The Decision
WASHINGTON, Feb. 3, 2026. The Supreme Court will rule on Feb. 20 that President Donald Trump lacked statutory authority to impose broad import tariffs under the International Emergency Economic Powers Act, according to two clerks familiar with the court's deliberations. The 6-3 decision, authored by Chief Justice John Roberts, will hold that IEEPA's grant of authority to regulate imports does not include the power to levy tariffs, the clerks said. Justices Brett Kavanaugh, Clarence Thomas, and Samuel Alito are expected to dissent, the clerks said.
The ruling comes in the consolidated cases of Learning Resources, Inc. v. Trump and Trump v. V.O.S. Selections, Inc., which the court heard in November 2025 after the U.S. Court of International Trade and the Federal Circuit held that IEEPA did not authorize the tariffs. The decision will invalidate roughly $165 billion in annual tariff collections imposed under executive orders issued in April 2025 and later, according to a DOJ official with knowledge of the government's internal estimates.
The clerks said the final draft of the majority opinion was circulated to chambers on Jan. 28 and that no justice has requested changes to the central holding since then. The court is expected to release the opinion from the bench at 10 a.m. Eastern on Feb. 20, the clerks said. A public information officer for the court declined to comment on pending decisions.
The case has its origins in executive orders issued in February and April 2025 that imposed tariffs on Canada, Mexico, China, and eventually dozens of other countries. Importers and a coalition of states sued, arguing that IEEPA had never before been used to impose duties and that the Constitution assigns the power to tax to Congress. The U.S. Court of International Trade agreed in May 2025, and the Federal Circuit affirmed in August 2025, setting up the Supreme Court showdown.
The Majority Reasoning
The Roberts opinion will reject the administration's argument that the word regulate in IEEPA encompasses the power to tax, the clerks said. Instead, the majority will rule that tariffs are taxes for constitutional purposes and that Congress has not clearly delegated tariff authority to the president under IEEPA, a holding that echoes the lower courts. The opinion will also rely on the major-questions doctrine, noting that the tariffs affected hundreds of billions of dollars in trade and rewritten the terms of U.S. commercial relations with nearly every country, the clerks said.
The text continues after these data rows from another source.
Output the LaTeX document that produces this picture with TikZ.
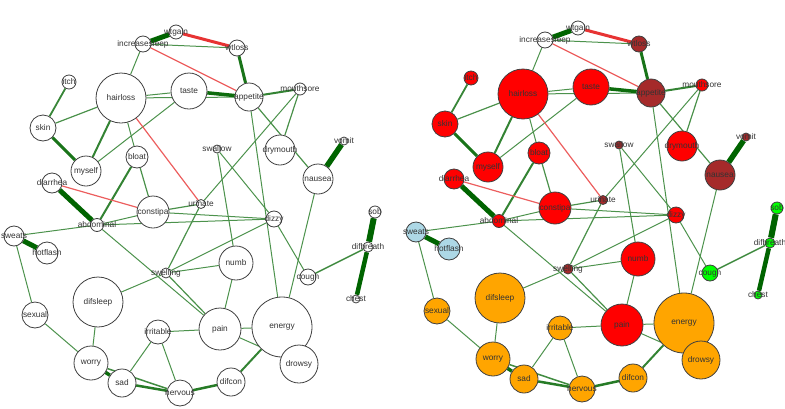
\documentclass[tikz,border=0pt]{standalone}
\usepackage{fontspec}
\setmainfont{Liberation Sans}
\usetikzlibrary{backgrounds}
\definecolor{posc}{RGB}{0,100,0}
\definecolor{negc}{RGB}{228,28,28}
% fills: left copy all white, right copy by group
\colorlet{L-w}{white}\colorlet{L-r}{white}\colorlet{L-b}{white}
\colorlet{L-o}{white}\colorlet{L-lb}{white}\colorlet{L-g}{white}
\colorlet{R-w}{white}
\definecolor{R-r}{RGB}{255,0,0}
\definecolor{R-b}{RGB}{165,42,42}
\definecolor{R-o}{RGB}{255,165,0}
\definecolor{R-lb}{RGB}{173,216,230}
\definecolor{R-g}{RGB}{0,255,0}
\begin{document}
\begin{tikzpicture}[x=1pt,y=-1pt,
  sym/.style={circle,draw=black!75,line width=0.8pt,inner sep=0pt},
  lab/.style={font=\fontsize{8.3}{9}\selectfont,text=black!80,inner sep=0pt}]
\useasboundingbox (0,0) rectangle (785,408);
\foreach \s/\dx/\dy in {L/0/0,R/402/-4}{
\begin{scope}[shift={(\dx,\dy)}]
% symptoms: name/x/y/radius/group
\foreach \n/\x/\y/\r/\g in {
  increasesleep/143/44/8/w, wtgain/176/32/7/w, wtloss/237/48/8/b,
  itch/69/82/7/r, hairloss/121/98/25/r, taste/189/91/18/r,
  appetite/249/97/14/b, mouthsore/300/89/6/r, skin/43/128/13/r,
  myself/86/171/15/r, bloat/137/157/11/r, swallow/217/149/4/b,
  drymouth/280/150/15/r, nausea/318/179/15/b, vomit/344/141/4/b,
  diarrhea/52/183/10/r, constipa/153/212/16/r, urinate/201/204/4.5/b,
  dizzy/274/219/8/r, abdominal/97/225/6.5/r, sweats/14/236/10/lb,
  hotflash/47/253/11/lb, sob/375/212/6/g, difbreath/368/247/5/g,
  swelling/166/273/5/b, numb/236/263/17/r, cough/308/277/8/g,
  chest/356/299/4/g, difsleep/98/302/25/o, sexual/35/315/13/o,
  pain/220/329/21/r, energy/282/327/30/o, irritable/158/332/12/o,
  drowsy/299/364/19/o, worry/91/363/17/o, sad/122/383/14/o,
  nervous/180/393/13/o, difcon/231/382/14/o}
  \node[sym,fill=\s-\g,minimum size={2*\r pt},
    label={[lab]center:\n}] (\s-\n) at (\x,\y) {};
\begin{pgfonlayer}{background}
\foreach \a/\b/\w/\c in {
  increasesleep/wtgain/5/posc, increasesleep/wtloss/1/posc,
  increasesleep/hairloss/1/posc, wtloss/appetite/3/posc,
  hairloss/taste/1/posc, hairloss/appetite/1/posc, taste/appetite/3.5/posc,
  hairloss/skin/1.2/posc, hairloss/myself/2/posc, hairloss/bloat/1/posc,
  itch/skin/1.8/posc, skin/myself/3/posc, myself/taste/1/posc,
  appetite/mouthsore/2/posc, appetite/nausea/1.2/posc, appetite/energy/1/posc,
  mouthsore/drymouth/1.2/posc, mouthsore/urinate/1/posc,
  vomit/nausea/5.5/posc, nausea/energy/1/posc,
  bloat/constipa/1.2/posc, bloat/abdominal/2/posc, diarrhea/abdominal/5/posc,
  abdominal/constipa/1/posc, abdominal/dizzy/1/posc, abdominal/sweats/1/posc,
  abdominal/pain/1/posc, constipa/urinate/1.2/posc, constipa/dizzy/1/posc,
  urinate/swelling/1.2/posc, swallow/numb/1/posc, swallow/dizzy/1/posc,
  swelling/dizzy/1/posc, swelling/numb/1/posc, swelling/pain/1.2/posc,
  swelling/difsleep/1/posc, dizzy/cough/1/posc, cough/difbreath/1.5/posc,
  sob/difbreath/6/posc, difbreath/chest/4.5/posc, sweats/hotflash/5/posc,
  sweats/sexual/1/posc, sexual/worry/1/posc, difsleep/worry/1/posc,
  worry/sad/3.5/posc, worry/nervous/1.5/posc, sad/nervous/2.5/posc,
  sad/irritable/1/posc, irritable/nervous/1/posc, irritable/pain/1/posc,
  nervous/difcon/2.5/posc, difcon/energy/2/posc, numb/pain/1/posc,
  pain/energy/1/posc, pain/drowsy/1/posc, energy/drowsy/1/posc,
  wtgain/wtloss/3/negc, increasesleep/appetite/1.2/negc,
  hairloss/urinate/1.2/negc, diarrhea/constipa/1.2/negc}{
  \pgfmathtruncatemacro\k{min(100,60+10*\w)}
  \draw[draw=\c!\k,line width=\w pt] (\s-\a) -- (\s-\b);
}
\end{pgfonlayer}
\end{scope}
}
\end{tikzpicture}
\end{document}
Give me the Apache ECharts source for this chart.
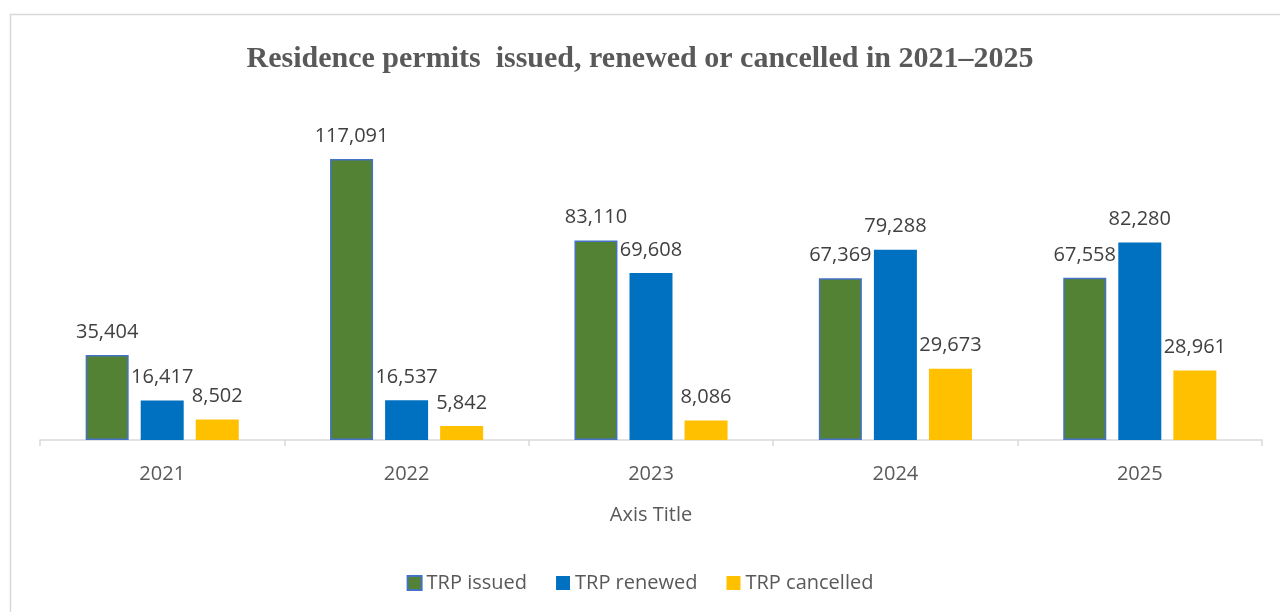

A lawyer who argued against the tariffs in the lower courts said the draft opinion tracks the reasoning advanced by the plaintiffs, a group that includes educational toy manufacturer Learning Resources, wine importer V.O.S. Selections, and several states. The lawyer, who spoke on condition of anonymity because the decision remains under seal, said the majority finds that IEEPA's history, structure, and text all point away from tariff authority. The lawyer said the opinion does not reach the constitutional question of whether the Tariff Clause would independently bar the president from imposing the duties.
The DOJ official said government lawyers had argued in internal memoranda that a broad reading of IEEPA was necessary to respond to trade deficits and fentanyl trafficking. The official said the defeat will force the administration to rely on older, more circumscribed trade statutes that require investigations, public hearings, or congressional consultation. The official said the Office of Legal Counsel began drafting guidance for agencies on winding down IEEPA duty collection on Jan. 30.
Aftermath and Next Steps
The White House is already preparing alternative tariff authorities, the DOJ official said. Within hours of the Feb. 20 ruling, the president is expected to invoke Section 122 of the Trade Act of 1974 to impose a temporary 10 percent global import surcharge, an authority that allows emergency tariffs for up to 150 days but requires congressional approval for extension. The administration is also expected to accelerate Section 232 and Section 301 investigations to preserve duties on steel, aluminum, and goods from China, the official said.
The ruling will leave open the question of refunds for importers that paid IEEPA tariffs over the past year. The Court of International Trade is expected to address that issue in follow-on litigation, with the first refund rulings possible by late March, the lawyer said. Justice Department lawyers are debating whether to urge the court to limit refunds to parties that filed administrative protests, the DOJ official said.
The decision will be announced from the bench on Feb. 20 at approximately 10 a.m. Eastern, the clerks said. It will be the most significant separation-of-powers ruling of the term and will immediately shift the trade-policy fight back to Congress. Lawmakers in both parties have begun drafting legislation that would either codify or constrain presidential tariff authority, though no bill is expected to reach the floor before March.
Watch for the administration's response executive order by the afternoon of Feb. 20 and for Capitol Hill hearings on tariff authority to follow before the end of the month. The Court of International Trade will then take up the refund question, with oral arguments in the lead cases scheduled for early March.